NOM's pathetic turnout |
I have long suspected that the National Organization for Marriage (is in reality a front group for either a few wealthy anti-gay bigots or the Mormon Church and/or Roman Catholic Church. This reality would explain NOM's hysteria over refusing to report the names of its donor as required by many state campaign finance laws, including those in Maine where NOM has been found to have violated the law. Brian Brown and others at NOM who have been making a very nice livelihood peddling anti-gay animus consistently allege that the organization has "broad based" and "numerous financial supporters." If that is the case, few of these supposed legions of supports showed up for NOM's much ballyhooed "March for Marriage" in Washington, DC. By all reports, attendance was pathetic despite NOM's promotion of the event, including offering free buses to would be participants. As The New Civil Rights Movement reports, every news out let that has written about the event has lowered their estimates of the number of attendees in direct opposition to NOM's claim that 10,000 were at the failed event. Here are some highlights:
[A]lmost all news reports including those from reporters on the ground estimated the number of people at NOM’s anti-gay hate march at 2000. The march, organized by the National Organization For Marriage, was thoroughly panned across most of the media.
World Magazine reported, however, that NOM claimed the number of people at the march was 10,000, as The New Civil Rights Movement pointed out earlier today. And the Deseret News (initially) put the number at 5,000.
Friday evening after a lengthy email conversation with The New Civil Rights Movement and several posts from critics and activists on social media, Kellner and the Deseret News changed their reporting to read “several thousand people present.”
Meanwhile, the Associated Press reports the “crowd appeared to number between 1,000 and 2,000; there was no official estimate.”
The Washington Times also reported on how many people attended the march. “Hundreds.” “Hundreds march in defense of traditional marriage,” the Washington Times’ headline reads.

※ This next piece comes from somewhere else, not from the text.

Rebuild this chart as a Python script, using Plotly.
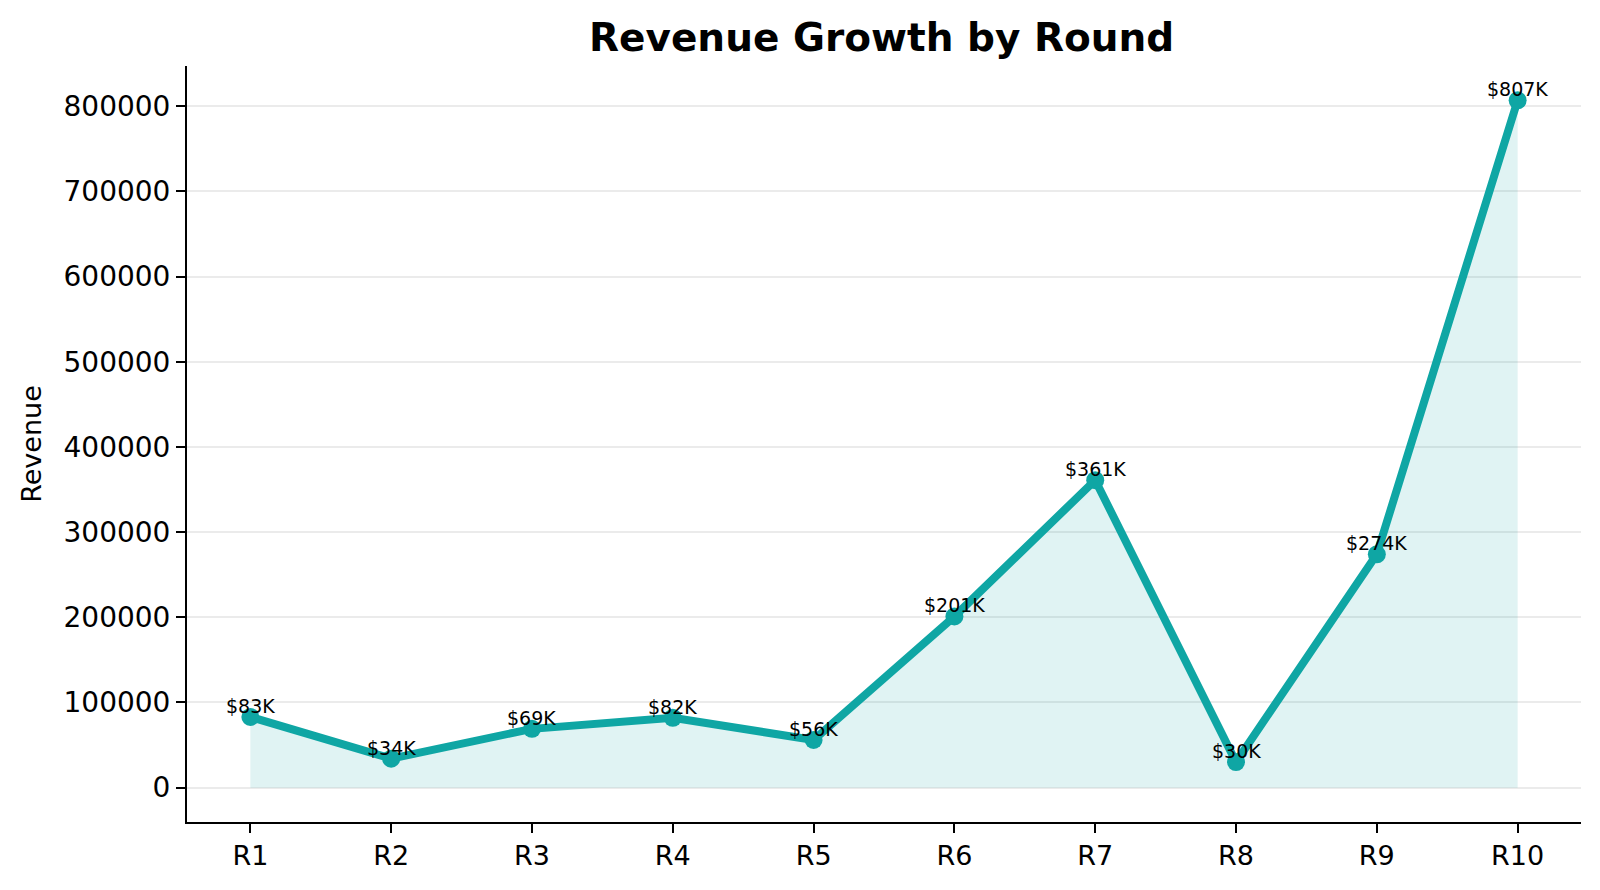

[C]learly if the nation’s top-funded and number one organization attacking the rights of the LGBT community and same-sex couples cannot even muster up 5,000 or 10,000 people to come to a rally in Washington, D.C. — even after providing free busses — then clearly America has grown tired of them. NOM’s rhetoric and tactics are so far removed from the mainstream that only 2,000 want to show up to support their cause? The rally will go down in history as evidence they lost the battle for marriage.
Like virtually everything else that NOM puts out, it is clear that the 10,000 attendees claim is a lie. NOM needs to either shut down or start being honest and admit that it is nothing more than a front group that exists to hide the identity of a few large donors. The Catholic Church and groups like the Knights of Columbus remain high on my suspect list of the handful of individuals/groups that fund NOM.